MIT School of Humanities, Arts, and Social Sciences and Harvard Kennedy School launch collaborative international studies program
New initiative supported by $3.7 million in grants from the Charles Koch Foundation.
The MIT Security Studies Program at the Center for International Studies in the School of Humanities, Arts, and Social Sciences, and Harvard Kennedy School’s Belfer Center for Science and International Affairs launched today a collaborative program to mentor the next generation of foreign policy scholars. The Project on Grand Strategy, Security, and Statecraft is made possible with support from the Charles Koch Foundation: a $1,846,200 grant to MIT and one for $1,853,900 to Harvard Kennedy School (HKS).
MIT Professor Barry R. Posen, the Ford International Professor of Political Science and director of the Security Studies Program, and HKS Professor Stephen Walt, the Robert and Renée Belfer Professor of International Affairs, will jointly direct the program, which will provide pre- or postdoctoral fellowships to young scholars from a variety of disciplines working in the broad area of strategy and statecraft, with particular emphasis on the U.S. and its role in the world.
The Security Studies Program and the Belfer Center have a long-standing commitment to training security experts and publishing relevant research. Fellows in the Project on Grand Strategy, Security, and Statecraft will each spend one year at MIT and one year at Harvard — providing an introduction to the senior security scholars, visitors, and graduate students at both institutions. A joint speaker series will further cement the cooperation between the two programs. MIT will also host visiting scholars from the policy community to better connect scholarship to statecraft.
“So long as there is no world government to protect states from each other,” explains Posen, “conflicts of interest will occur and governments will compete for power and influence. Military force is one tool of this competition. In this environment, the United States and other major powers must mobilize different capabilities and devise effective strategies to protect their home territory and other vital interests, but without jeopardizing their long-term prosperity or compromising core political values.

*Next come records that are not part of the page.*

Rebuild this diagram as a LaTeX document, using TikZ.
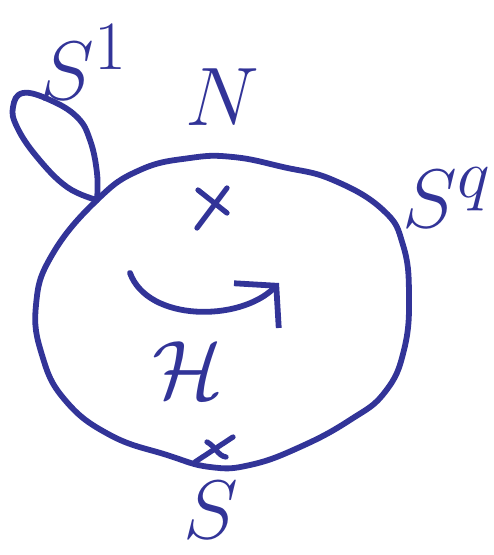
\documentclass[tikz,border=0pt]{standalone}
\usetikzlibrary{arrows.meta, positioning}
\definecolor{pencolor}{RGB}{50,52,152}

\begin{document}
\begin{tikzpicture}[
    x=0.02cm, y=-0.02cm,
    pen/.style={draw=pencolor, line width=3.3pt, line cap=round, line join=round},
    hand/.style={text=pencolor, inner sep=0pt, scale=1.9, font=\Huge},
    cross/.style={pen, line width=3pt}
]
    \useasboundingbox (0,0) rectangle (494,555);

    % Sphere
    \draw[pen] plot[smooth cycle, tension=0.75] coordinates {
        (97,200) (140,170) (190,158) (233,157) (283,167) (333,180)
        (383,210) (403,245) (409,295) (404,350) (385,392) (350,420)
        (300,447) (250,465) (210,467) (167,455) (110,435) (65,400)
        (42,355) (36,305) (52,255)};

    % Loop
    \draw[pen] plot[smooth, tension=0.7] coordinates {
        (97,200) (97,173) (90,140) (77,117) (50,100) (23,93)
        (13,107) (17,127) (37,157) (67,187) (97,200)};

    % Poles
    \draw[cross] (198,190) -- (227,213);
    \draw[cross] (227,188) -- (197,228);
    \draw[cross] (207,442) .. controls (215,446) and (218,456) .. (226,457);
    \draw[cross] (233,437) -- (195,462);

    % Rotation
    \draw[pen, -{Straight Barb[length=16pt, width=36pt, line width=3.3pt]}]
        (130,273) .. controls (148,322) and (240,322) .. (279,283);

    % Labels
    \node[hand] (circ) at (84,62) {$S^1$};
    \node[hand] (north) at (222,97) {$N$};
    \node[hand] (sph) at (447,198) {$S^q$};
    \node[hand] (south) at (211,510) {$S$};
    \node[hand] (space) at (188,370) {$\mathcal{H}$};

\end{tikzpicture}
\end{document}
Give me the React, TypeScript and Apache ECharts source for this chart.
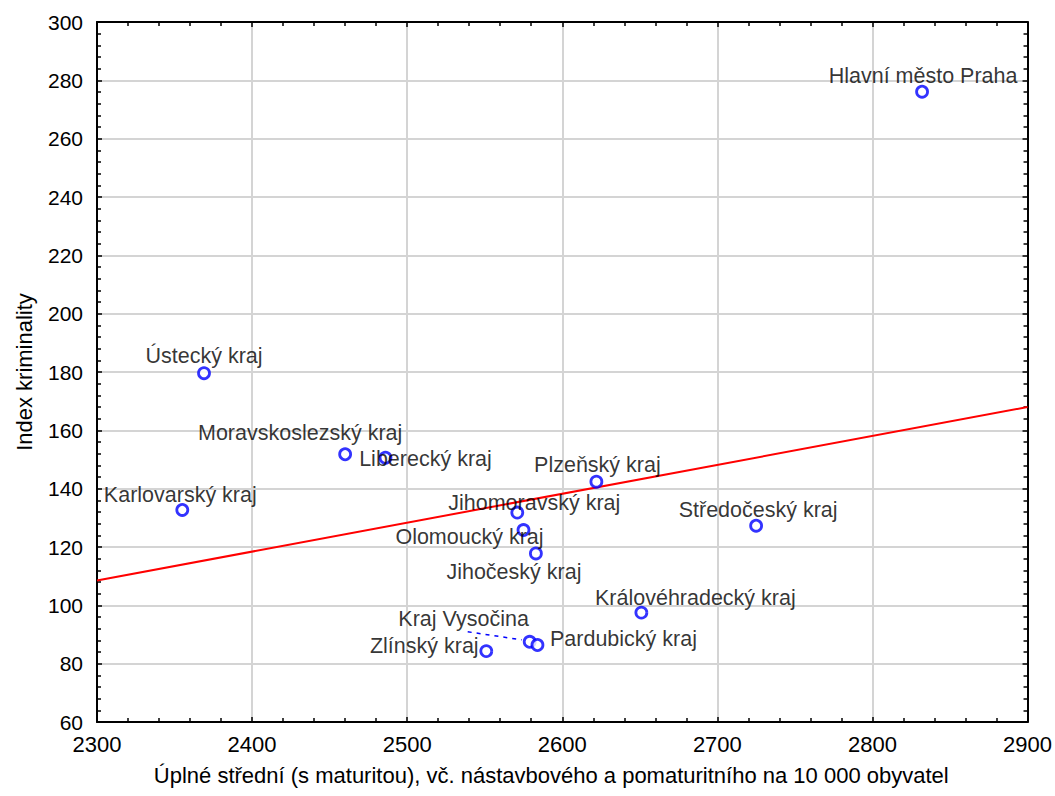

“The fellows program will build a community of scholars dedicated to fundamental research on the most critical security problems of our time, and to bringing the fruits of that research to public policy," Posen continues. “We greatly appreciate the contribution of the Charles Koch Foundation to this important endeavor, and the foundation’s recognition of the enduring importance of security scholarship.”
According to Walt, “States are more likely to make sound strategic choices and learn from past mistakes if there is a well-informed and wide-ranging debate on these issues. A healthy democracy therefore requires a diverse and well-trained community of independent experts who understand strategy, security, and statecraft and whose work can inform elites and public debates on foreign policy, and especially decisions to use force. Military force and other instruments of national power may be essential to preserving national security, but understanding the limits of armed force and the complex consequences that accompany its use is equally important.”
“The country is in a critical period of self-reflection about its proper role in the world and how the U.S. can best meet its security needs going forward,” said Charles Koch Foundation Vice President William Ruger. “We are excited to support Harvard and MIT’s world-class vision for engaging the next generation of foreign policy scholars as they develop the research and ideas that will inform this discussion.”
In addition, the foundation grants will support the research of graduate students in security studies at both institutions. Taken together, these features of the Project on Grand Strategy, Security, and Statecraft will significantly enhance the connection of the academy to foreign and security policy, and broaden the national security debate to include a more diverse set of views. The Charles Koch Foundation has made similar grants or awards to schools including Notre Dame, Tufts University, the University of California at San Diego, and other prestigious institutions.